Under Jesus’ Authority
Authority. We like when we have it. Not so much when someone else does.
We have been reading from the first chapter of Mark, and one of the key things Mark is trying to establish is Jesus’ authority. First he ties Jesus to the prophecy of Isaiah:
See, I am sending my messenger ahead of you,
who will prepare your way;
the voice of one crying out in the wilderness:
“Prepare the way of the Lord.” (Mark 1:2-3)
Then comes the affirmation from heaven “You are my Son, the Beloved; with you I am well pleased” (Mark 1:11) at His baptism, then moving through his confrontation with the Devil in the wilderness, casting out demons, the way that others listen to him, healings, etc.
We are told in Sunday’s passage (click here to read it) that Jesus “taught them as one having authority, and not as the scribes.” While this no doubt includes some subjective sense of authority in Jesus, I suspect that it also means that Jesus did not simply refer to other’s opinions. as the scribes generally did, but simply stated His own opinion and assumed that had authority.
What really has authority in your life? Of course, we do not have a simple, single authority in our lives. There are many factors that feed into our choices and actions. Personal taste and preference, spouse and family, employers, children, finances, the opinions of others, our own internal moral “compass,” our faith, etc. And not all decisions are the same. What to have for dinner, deciding who to marry, and deciding how to respond when asked to do something that is ethically shady are very different decisions and will call on different “authorities” in our lives. I have a hard time seeing that we need to look to Jesus when we open the refrigerator, but our faith may have more to say about decisions like who to befriend, who to marry, or how to respond to shady ethics.

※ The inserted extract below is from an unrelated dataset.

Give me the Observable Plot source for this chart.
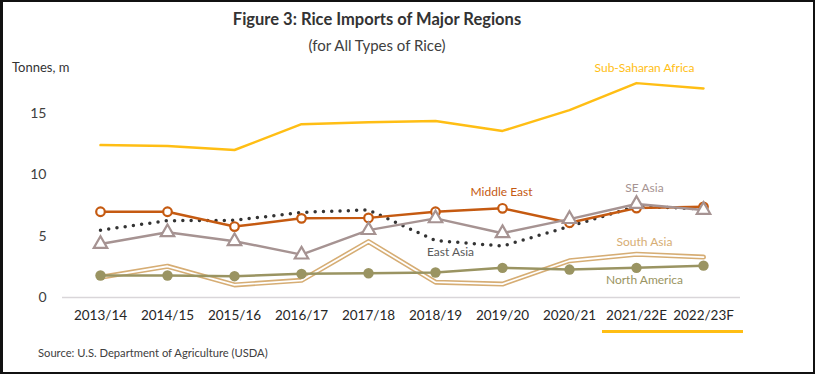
<!DOCTYPE html>
<html><head><meta charset="utf-8">
<script src="https://cdn.jsdelivr.net/npm/d3@7"></script>
<script src="https://cdn.jsdelivr.net/npm/@observablehq/plot@0.6"></script>
<style>
body{margin:0;background:#fff;}
#wrap{position:relative;width:815px;height:374px;overflow:hidden;font-family:Lato,"Open Sans",sans-serif;background:#fff;}
#chart{position:absolute;left:0;top:0;}
#frame{position:absolute;left:0;top:0;width:815px;height:374px;box-sizing:border-box;border:2px solid #111;border-left-width:3px;pointer-events:none;}
.t{position:absolute;white-space:nowrap;}
#uline{position:absolute;left:602px;top:330px;width:141px;height:3px;background:#FFBE14;}
</style></head><body>
<div id="wrap">
  <div id="chart"></div>
  <div class="t" style="left:0;width:754px;text-align:center;top:9px;font-size:16.5px;font-weight:bold;color:#333">Figure 3: Rice Imports of Major Regions</div>
  <div class="t" style="left:0;width:754px;text-align:center;top:36px;font-size:15px;color:#404040">(for All Types of Rice)</div>
  <div class="t" style="left:12px;top:59px;font-size:13px;color:#333">Tonnes, m</div>
  <div id="uline"></div>
  <div class="t" style="left:38px;top:346px;font-size:11.2px;color:#404040">Source: U.S. Department of Agriculture (USDA)</div>
  <div id="frame"></div>
</div>
<script>
const seasons = ["2013/14","2014/15","2015/16","2016/17","2017/18","2018/19","2019/20","2020/21","2021/22E","2022/23F"];
const subSaharanAfrica = [12.44, 12.36, 12.04, 14.15, 14.3, 14.4, 13.6, 15.3, 17.5, 17.06];
const middleEast       = [7.0, 7.0, 5.79, 6.46, 6.5, 7.0, 7.28, 6.1, 7.3, 7.4];
const eastAsia         = [5.5, 6.27, 6.3, 6.95, 7.15, 4.65, 4.2, 5.8, 7.45, 7.23];
const seAsia           = [4.37, 5.32, 4.6, 3.5, 5.5, 6.46, 5.25, 6.4, 7.63, 7.15];
const southAsia        = [1.65, 2.55, 1.03, 1.4, 4.56, 1.25, 1.1, 3.0, 3.53, 3.3];
const northAmerica     = [1.8, 1.8, 1.74, 1.93, 1.98, 2.04, 2.42, 2.28, 2.42, 2.6];
const yTicks = [0, 5, 10, 15];

const labelNames   = ["Sub-Saharan Africa", "Middle East", "SE Asia", "East Asia", "South Asia", "North America"];
const labelSeasons = ["2021/22E", "2019/20", "2021/22E", "2018/19", "2021/22E", "2021/22E"];
const labelValues  = [18.74, 8.58, 8.96, 3.67, 4.48, 1.39];

const C = {
  "Sub-Saharan Africa": "#FFBE14",
  "Middle East": "#C55A11",
  "SE Asia": "#A69392",
  "East Asia": "#333333",
  "South Asia": "#D6AD74",
  "North America": "#9A9462"
};
const labelColors = {...C, "East Asia": "#595959"};

const rows = (vals) => vals.map((v, i) => ({season: seasons[i], value: v}));
const labels = labelNames.map((n, i) => ({name: n, season: labelSeasons[i], value: labelValues[i]}));

const lineOpts = (stroke, w = 2.5) => ({x: "season", y: "value", stroke, strokeWidth: w, curve: "linear"});

const chart = Plot.plot({
  width: 815, height: 374,
  marginLeft: 62, marginRight: 75, marginTop: 52, marginBottom: 77,
  style: {fontFamily: "Lato, 'Open Sans', sans-serif", background: "transparent"},
  x: {type: "point", domain: seasons, padding: 0.5, label: null},
  y: {domain: [0, 20], label: null},
  marks: [
    Plot.ruleY([0], {stroke: "#d9d6d9", strokeWidth: 1.5}),
    Plot.axisY(yTicks, {tickSize: 0, tickPadding: 16, fontSize: 14, fill: "#404040", label: null}),
    Plot.axisX({tickSize: 0, tickPadding: 13, fontSize: 13.5, fill: "#262626", label: null}),
    // South Asia double line
    Plot.line(rows(southAsia), lineOpts(C["South Asia"], 5)),
    Plot.line(rows(southAsia), lineOpts("#ffffff", 1.8)),
    // North America
    Plot.line(rows(northAmerica), lineOpts(C["North America"], 2.5)),
    Plot.dot(rows(northAmerica), {x: "season", y: "value", r: 5.2, fill: C["North America"], stroke: "none"}),
    // East Asia dotted
    Plot.line(rows(eastAsia), {x: "season", y: "value", stroke: C["East Asia"], strokeWidth: 3.5, strokeDasharray: "0,8.3", strokeLinecap: "round"}),
    // Middle East
    Plot.line(rows(middleEast), lineOpts(C["Middle East"], 2.5)),
    Plot.dot(rows(middleEast), {x: "season", y: "value", r: 4.3, fill: "#fff", stroke: C["Middle East"], strokeWidth: 2.2}),
    // SE Asia
    Plot.line(rows(seAsia), lineOpts(C["SE Asia"], 2.5)),
    Plot.dot(rows(seAsia), {x: "season", y: "value", symbol: "triangle", r: 5, fill: "#fff", stroke: C["SE Asia"], strokeWidth: 2.2}),
    // Sub-Saharan Africa
    Plot.line(rows(subSaharanAfrica), lineOpts(C["Sub-Saharan Africa"], 2.5)),
    // labels
    Plot.text(labels.filter(d => d.season === "2021/22E"), {x: "season", y: "value", text: "name", dx: 8, fontSize: 12, fill: d => labelColors[d.name]}),
    Plot.text(labels.filter(d => d.name === "Middle East"), {x: "season", y: "value", text: "name", dx: -1, fontSize: 12, fill: d => labelColors[d.name]}),
    Plot.text(labels.filter(d => d.name === "East Asia"), {x: "season", y: "value", text: "name", dx: 15, fontSize: 12, fill: d => labelColors[d.name]})
  ]
});
document.getElementById("chart").appendChild(chart);
</script>
</body></html>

An honest look at what factors into your life choices is a good place to start, but the next step is to be intentional about moving those factors in a more Godly direction. We build that habit by intentional choice, then it becomes habit and finally it is ingrained in us. When you face decisions, pause and ask yourself, “What does my faith say about this?” “What have I learned about the Lord that might inform this decision?” “Have I seriously prayed about this?”
This does not guarantee easy or simple decisions, but it does move us toward more Godly and God-informed decisions in our lives. That is how we intentionally place ourselves under the authority of Jesus!